R100 (2013) de Hitoshi Matsumoto: 0
Falta-me latim para escrever sobre mais um falhanço - e que falhanço! - do cómico tornado realizador Hitoshi Matsumoto. Esta privação de palavras e paciência deve-se principalmente à forma como tem vindo a ser encarado o humor no seu cinema e com quatro filmes feitos - e apesar de todos aparentarem diferenças - podemos elaborar um retrato-robô daquilo que decididamente não funciona e devia ser deitado fora das suas criações abjectas. O retrato deixar-se-ia descrever assim: miscelânea de conceitos narrativos estranhos em que o protagonista se encontra perdido numa situação maior que ele, humor físico e uma propensão para fins inesperados (eu diria, cinematicamente alarves) onde o realizador dá aso ao absurdo facilitista (aquilo que na gíria da internet se chama um momento What the Fuck?), vendendo a todos os leigos a sua genialidade absurda. Infelizmente para Matsumoto, não caímos na esparrela do seu não-humor que muito remotamente tem uma ligação com aquilo que primeiramente o tornou popular na televisão, isto é, os Batsu Game: jogos que são punidos fisicamente caso as suas regras fictícias sejam transgredidas. Também aqui um homem é perseguido por dominadoras que de forma não programada o castigam, o atormentam e, surpreendentemente, lhe dão prazer. Alguma da metáfora social (a agressão absurda pode ser mais quotidiana e silenciosa do que imaginamos) perde-se completamente e R100, que passa mais tarde a ser um filme dentro do filme (com tendências idiotas de satirizar o sistema de rating de idades da indústria cinematográfica japonesa), fica a viver apenas do humor idiota que encontramos quando alguém escorrega numa casca de banana. Depois de canibalizar o plot e de entrarmos na aleatoriedade narrativa (repito: sem qualquer tipo de piada) apenas podemos baixar os braços como se estivéssemos a ser agredidos. "Matsumoto, Out"!

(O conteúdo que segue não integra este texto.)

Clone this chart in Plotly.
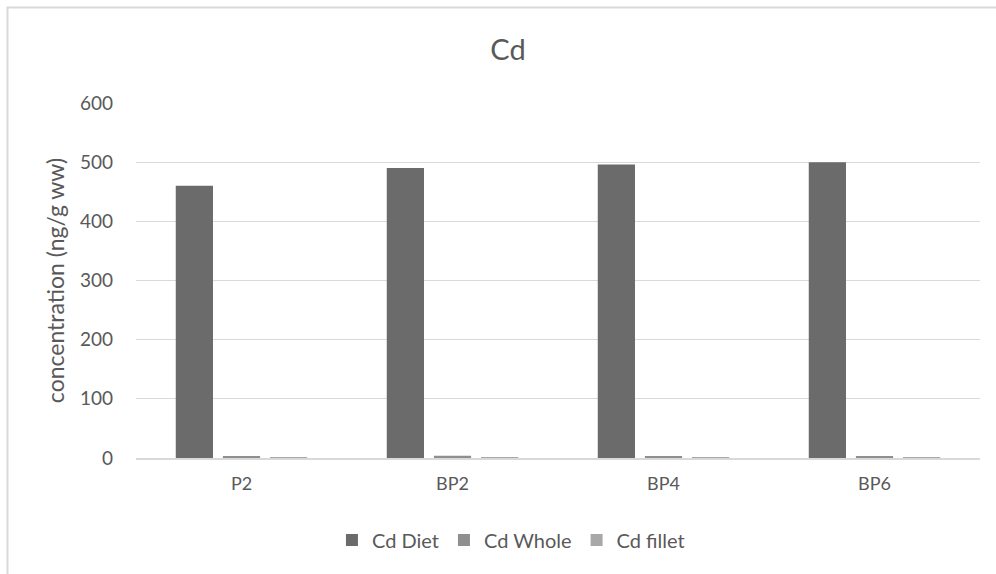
import plotly.graph_objects as go

# Cd concentrations per treatment (ng/g ww)
categories = ["P2", "BP2", "BP4", "BP6"]
cd_diet = [460, 490, 496, 500]
cd_whole = [3.5, 4, 3.5, 3.5]
cd_fillet = [1.5, 1.5, 1.5, 1.5]
y_ticks = [0, 100, 200, 300, 400, 500, 600]

series = [
    ("Cd Diet", cd_diet, "#6b6b6b"),
    ("Cd Whole", cd_whole, "#8f8f8f"),
    ("Cd fillet", cd_fillet, "#a8a8a8"),
]

FONT = "Lato, Open Sans, sans-serif"
TXT = "#595959"

fig = go.Figure()
for name, vals, color in series:
    fig.add_trace(go.Bar(
        x=categories, y=vals, name=name,
        marker=dict(color=color, line=dict(width=0)),
    ))

W, H = 996, 574
L, R, T, B = 136, 16, 103, 116
pw, ph = W - L - R, H - T - B


def px_x(p):
    return (p - L) / pw


def px_y(p):
    return (H - B - p) / ph


fig.update_layout(
    width=W, height=H,
    margin=dict(l=L, r=R, t=T, b=B),
    paper_bgcolor="white", plot_bgcolor="white",
    font=dict(family=FONT, color=TXT, size=18),
    title=dict(text="Cd", x=0.51, xanchor="center", y=1 - 50 / H, yanchor="middle",
               font=dict(size=29, color=TXT, family=FONT)),
    barmode="group", bargap=0.33, bargroupgap=0.21,
    showlegend=True,
    legend=dict(orientation="h", x=0.513, xref="container", xanchor="center",
                y=1 - 540 / H, yref="container", yanchor="middle",
                font=dict(size=20, color=TXT, family=FONT),
                itemwidth=30, traceorder="normal"),
    xaxis=dict(showgrid=False, showline=True, linecolor="#d9d9d9", linewidth=2,
               ticks="", tickfont=dict(size=18, color=TXT), ticklabelstandoff=8),
    yaxis=dict(range=[0, 600], tickvals=y_ticks, showgrid=True, gridcolor="#d9d9d9",
               gridwidth=1, zeroline=False, showline=False, ticks="",
               tickfont=dict(size=19, color=TXT), ticklabelstandoff=22,
               title=dict(text="concentration (ng/g ww)", standoff=8,
                          font=dict(size=23, color=TXT, family=FONT))),
    shapes=[dict(type="rect", xref="paper", yref="paper",
                 x0=px_x(7.5), x1=px_x(1010), y0=px_y(590), y1=px_y(7.5),
                 line=dict(color="#d9d9d9", width=2), fillcolor="rgba(0,0,0,0)",
                 layer="below")],
)

fig.write_html("out.html")
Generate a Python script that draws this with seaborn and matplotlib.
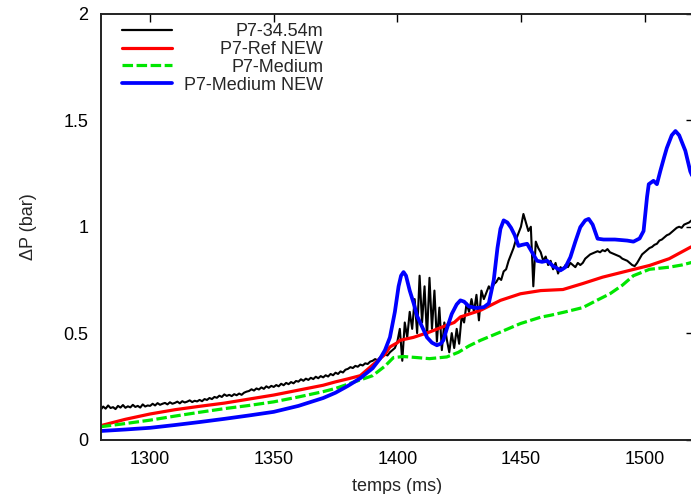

Miss Zombie (2013) de Sabu: **
A experiência de ver Miss Zombie podia ser descrita assim: juntem o Romero de Day of the Dead com o The Housemaid de Kim Ki-Young e não esqueçam nessa mistura um toque estético da nouvelle vague japonesa (o cinemascope óbvio e até um caso de alternância entre preto-e-branco e cor tão característico, por exemplo, do cinema pink dos anos 60). Sabu esforça-se em pôr em prática os seus conhecimentos cinéfilos para renovar o filme de zombies - um género tão irritantemente popular nos dias que correm - e, portanto, estavam todas as condições para assistirmos a algo de surpreendente e até de louvar, visto a falta de cultura cinematográfica que muitos realizadores japoneses parecem ter quando não aplicam nem aproveitam conhecimentos e experiências do passado. No entanto, narrativamente não há como nos relacionarmos com a exploração da rapariga zombie e a sua sucessiva revolta contra os humanos. O carácter fantástico e a mistura com um cinema mais íntimo e silencioso (que Sabu tinha levado às últimas consequências em The Blessing Bell) estranhamente torna distante qualquer relação afectiva que possamos ter com os personagens. É de lamentar, pois percebemos onde Sabu quer chegar e quais são as suas referências para tecnicamente construir um exercício robusto e bem filmado. A intenção está cá, mas falta alma.



The Ravine of Goodbye (2013) de Tatsushi Omori: ***
Os limites do perdão e a possibilidade de encontrar a absolvição (nem que seja moral) são os temas da derradeira obra de Tatsushi Omori, cineasta que aos poucos está a encontrar a sua voz depois de ter rodado contos negros em que a violência surgia sempre excessiva, inquestionável. Em The Ravine of Goodbye o interesse recaí nas chagas desses actos, que antes eram impenetráveis, e a questão agora é a seguinte: como é possível lidar, desculpar ou ser desculpado dessa violência que agride e que não sai impune, isto é, que deixa as suas marcas tanto na vítima como no agressor? Ao contrário de Whispering of the Gods e A Crowd of Three - filmes que propositadamente obscureciam os seus intervenientes para tornar os seus actos ainda mais difíceis de julgar ou perceber - este Ravine é, acima de tudo, um estudo de personagens, e um estudo de personagens honesto e claro. Em primeiro lugar, porque a prestação de Shima Onishi e Yoko Maki permite ver a tremenda complexidade das emoções aqui tratadas. Conseguimos, de facto, sentir as suas contradições - até a linha tênue que vai do amor ao ódio - através de expressões, mímica e olhares e raramente por palavras. Em segundo, a própria mise-en-scène de Omori nunca parece explorar ou condenar quem quer que seja sem antes ter tentado escavar na profundidade do coração. Na profundidade nem sempre encontramos beleza, mas é na aceitação da culpa, da fragilidade e da tragédia alheia que se cumpre todo o esforço da comunicação humana. Omori não sabe se é inteiramente possível tal acontecer, mas esforça-se para torná-lo realidade.